## Exercise description
Write out each line exactly as given. Leave the pictures out of your copy.

## Provided data

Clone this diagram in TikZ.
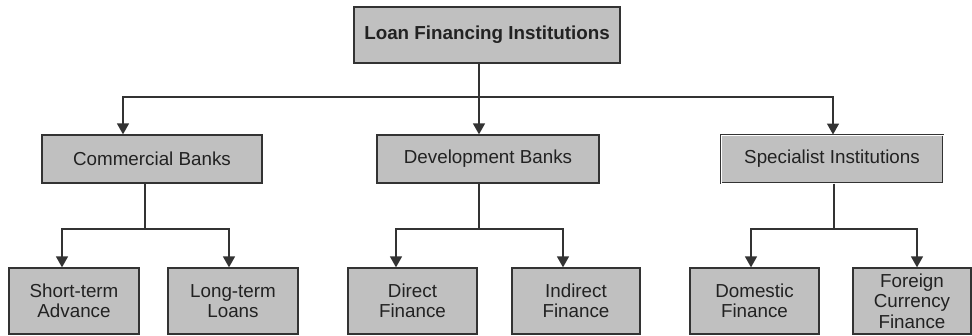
\documentclass[tikz,border=0pt]{standalone}
\usepackage{fontspec}
\setmainfont{Liberation Sans}
\usetikzlibrary{arrows.meta}
\definecolor{boxfill}{HTML}{C0C0C0}
\definecolor{linec}{HTML}{333333}
\definecolor{textc}{HTML}{222222}
\tikzset{
  box/.style={draw=linec, line width=1.3pt, fill=boxfill, text=textc, inner sep=0pt, align=center,
    font=\fontsize{18.8}{20.5}\selectfont},
  conn/.style={draw=linec, line width=1.5pt},
  arr/.style={conn, -{Triangle[width=12pt,length=11pt]}},
}
\begin{document}
\begin{tikzpicture}[x=1pt,y=-1pt]
\useasboundingbox (0,0) rectangle (972,335);
% top
\node[box, minimum width=266pt, minimum height=56pt, font=\fontsize{18.8}{20.5}\selectfont\bfseries] (top) at (487,35) {Loan Financing Institutions};
% level 2
\node[box, minimum width=220pt, minimum height=48pt] (cb) at (152,159) {Commercial Banks};
\node[box, minimum width=222pt, minimum height=48pt] (db) at (488,159) {Development Banks};
\node[box, minimum width=222pt, minimum height=48pt, line width=1pt, double=white, double distance=0.9pt] (si) at (832,159) {Specialist Institutions};
% level 3
\node[box, minimum width=130pt, minimum height=66pt] (st) at (74,301) {Short-term\\Advance};
\node[box, minimum width=130pt, minimum height=66pt] (lt) at (233,301) {Long-term\\Loans};
\node[box, minimum width=129pt, minimum height=66pt] (df) at (412.5,301) {Direct\\Finance};
\node[box, minimum width=128pt, minimum height=66pt] (if) at (576,301) {Indirect\\Finance};
\node[box, minimum width=129pt, minimum height=66pt] (dom) at (754.5,301) {Domestic\\Finance};
\node[box, minimum width=118pt, minimum height=66pt] (fc) at (912,301) {Foreign\\Currency\\Finance};
% junctions
\coordinate (j0) at (479,97);
\coordinate (j1) at (145,229);
\coordinate (j2) at (479,229);
\coordinate (j3) at (834,229);
% top connectors
\draw[arr] (top.south -| j0) -- (db.north -| j0);
\draw[arr] (j0) -| ([xshift=-29pt]cb.north);
\draw[arr] (j0) -| ([xshift=1pt]si.north);
% commercial
\draw[conn] (cb.south -| j1) -- (j1);
\draw[arr] (j1) -| ([xshift=-12pt]st.north);
\draw[arr] (j1) -| ([xshift=-4pt]lt.north);
% development
\draw[conn] (db.south -| j2) -- (j2);
\draw[arr] (j2) -| ([xshift=-16.5pt]df.north);
\draw[arr] (j2) -| ([xshift=-13pt]if.north);
% specialist
\draw[conn] (si.south -| j3) -- (j3);
\draw[arr] (j3) -| ([xshift=-3.5pt]dom.north);
\draw[arr] (j3) -| ([xshift=5pt]fc.north);
\end{tikzpicture}
\end{document}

## Task result
Clone this diagram in TikZ.
\documentclass[tikz,border=0pt]{standalone}
\usepackage{fontspec}
\setmainfont{Liberation Sans}
\usetikzlibrary{arrows.meta}
\definecolor{boxfill}{HTML}{C0C0C0}
\definecolor{linec}{HTML}{333333}
\definecolor{textc}{HTML}{222222}
\tikzset{
  box/.style={draw=linec, line width=1.3pt, fill=boxfill, text=textc, inner sep=0pt, align=center,
    font=\fontsize{18.8}{20.5}\selectfont},
  conn/.style={draw=linec, line width=1.5pt},
  arr/.style={conn, -{Triangle[width=12pt,length=11pt]}},
}
\begin{document}
\begin{tikzpicture}[x=1pt,y=-1pt]
\useasboundingbox (0,0) rectangle (972,335);
% top
\node[box, minimum width=266pt, minimum height=56pt, font=\fontsize{18.8}{20.5}\selectfont\bfseries] (top) at (487,35) {Loan Financing Institutions};
% level 2
\node[box, minimum width=220pt, minimum height=48pt] (cb) at (152,159) {Commercial Banks};
\node[box, minimum width=222pt, minimum height=48pt] (db) at (488,159) {Development Banks};
\node[box, minimum width=222pt, minimum height=48pt, line width=1pt, double=white, double distance=0.9pt] (si) at (832,159) {Specialist Institutions};
% level 3
\node[box, minimum width=130pt, minimum height=66pt] (st) at (74,301) {Short-term\\Advance};
\node[box, minimum width=130pt, minimum height=66pt] (lt) at (233,301) {Long-term\\Loans};
\node[box, minimum width=129pt, minimum height=66pt] (df) at (412.5,301) {Direct\\Finance};
\node[box, minimum width=128pt, minimum height=66pt] (if) at (576,301) {Indirect\\Finance};
\node[box, minimum width=129pt, minimum height=66pt] (dom) at (754.5,301) {Domestic\\Finance};
\node[box, minimum width=118pt, minimum height=66pt] (fc) at (912,301) {Foreign\\Currency\\Finance};
% junctions
\coordinate (j0) at (479,97);
\coordinate (j1) at (145,229);
\coordinate (j2) at (479,229);
\coordinate (j3) at (834,229);
% top connectors
\draw[arr] (top.south -| j0) -- (db.north -| j0);
\draw[arr] (j0) -| ([xshift=-29pt]cb.north);
\draw[arr] (j0) -| ([xshift=1pt]si.north);
% commercial
\draw[conn] (cb.south -| j1) -- (j1);
\draw[arr] (j1) -| ([xshift=-12pt]st.north);
\draw[arr] (j1) -| ([xshift=-4pt]lt.north);
% development
\draw[conn] (db.south -| j2) -- (j2);
\draw[arr] (j2) -| ([xshift=-16.5pt]df.north);
\draw[arr] (j2) -| ([xshift=-13pt]if.north);
% specialist
\draw[conn] (si.south -| j3) -- (j3);
\draw[arr] (j3) -| ([xshift=-3.5pt]dom.north);
\draw[arr] (j3) -| ([xshift=5pt]fc.north);
\end{tikzpicture}
\end{document}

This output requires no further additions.